L'Ukraine a plus que doublé ses exportations de céréales par voie ferroviaire avant l'accord sur le corridor maritime, atteignant un pic de 940 000 tonnes en juillet, a déclaré Valeriy Tkachev, directeur adjoint du département commercial de la compagnie ferroviaire ukrainienne Ukrzaliznytsia. Les exportations ferroviaires ont baissé après la reprise des expéditions maritimes moins chères dans le cadre de l'accord.

Les analystes et les experts de l'industrie affirment que le transport de céréales par rail de l'Ukraine vers la Pologne voisine est lent et coûteux pour plusieurs raisons : la lourdeur des contrôles aux frontières, la nécessité de recharger les trains en raison de l'écartement différent des rails, l'inadéquation des équipements de rechargement, la capacité limitée de stockage aux frontières et du parc ferroviaire, et la lenteur du trafic de marchandises par rail.

"Actuellement, nous expédions quelque 0,5 million par mois depuis l'Ukraine et si nous n'obtenons pas l'assistance technique de l'Union européenne (comme) promis, nous ne pouvons pas vraiment faire plus", a déclaré à Reuters Henryk Kowalczyk, vice-premier ministre et ministre de l'agriculture polonais.

VOIES DE LA SOLIDARITÉ

En mai, l'UE a proposé une initiative de "voies de solidarité" pour rationaliser et rendre prioritaire le passage des céréales via les frontières occidentales de l'Ukraine.

Le plan prévoyait la mise en commun de wagons et d'équipements logistiques, la simplification des douanes et des inspections, la suppression des droits d'importation et la conclusion d'un accord de transport routier avec l'Ukraine. Mais des problèmes subsistent, selon les experts du secteur.

"Ils n'ont pas (assez) de wagons (pour transporter les céréales), la capacité du réseau lui-même est limitée", a déclaré Tkachev.

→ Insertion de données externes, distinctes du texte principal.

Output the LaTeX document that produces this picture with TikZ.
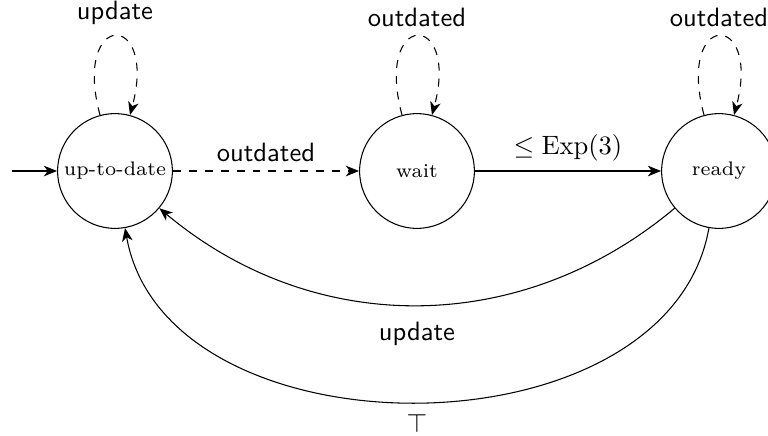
\documentclass[tikz,border=0pt]{standalone}
\usetikzlibrary{arrows.meta}
\begin{document}
\begin{tikzpicture}[
  >={Stealth[length=5pt,width=4pt,inset=1.5pt]},
  state/.style={circle,draw,minimum size=1.52cm,inner sep=0pt,font=\fontsize{7.4pt}{9pt}\selectfont},
  lbl/.style={font=\sffamily},
  every loop/.style={looseness=9.3}
]
\useasboundingbox (-1.523,-3.497) rectangle (8.649,2.265);

\node[state] (utd) at (0,0) {up-to-date};
\node[state] (wait) at (4,0) {wait};
\node[state] (ready) at (8,0) {ready};
\coordinate (init) at (-1.36,0);

\draw[->] (init) -- (utd);
\draw[->,dashed] (utd) edge[loop above] node[lbl,above=1pt] {update} (utd);
\draw[->,dashed] (wait) edge[loop above] node[lbl,above] {outdated} (wait);
\draw[->,dashed] (ready) edge[loop above] node[lbl,above] {outdated} (ready);

\draw[->,dashed] (utd) -- node[lbl,above] {outdated} (wait);
\draw[->] (wait) -- node[above] {$\leq \mathrm{Exp}(3)$} (ready);

\draw[->] (ready) to[bend left=40] node[lbl,below=3pt] {update} (utd);
\draw[->] (ready) to[out=260,in=-80,looseness=1.035] node[below=1pt] {$\top$} (utd);
\end{tikzpicture}
\end{document}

Avant l'accord sur les exportations de céréales, l'attention était principalement fixée sur l'expansion des terminaux de chargement à la frontière occidentale de l'Ukraine, a-t-il dit. Mais Tkachev a déclaré que cela ne pouvait pas résoudre le problème central du manque de capacité portuaire dans les pays les plus proches de l'Ukraine.

"Nous avons fait fausse route - nous nous sommes tous concentrés sur nos passages frontaliers, (sans comprendre) comment cette cargaison sera absorbée", a-t-il déclaré, en faisant référence au manque de capacité à déplacer les céréales une fois qu'elles sont arrivées dans les pays voisins.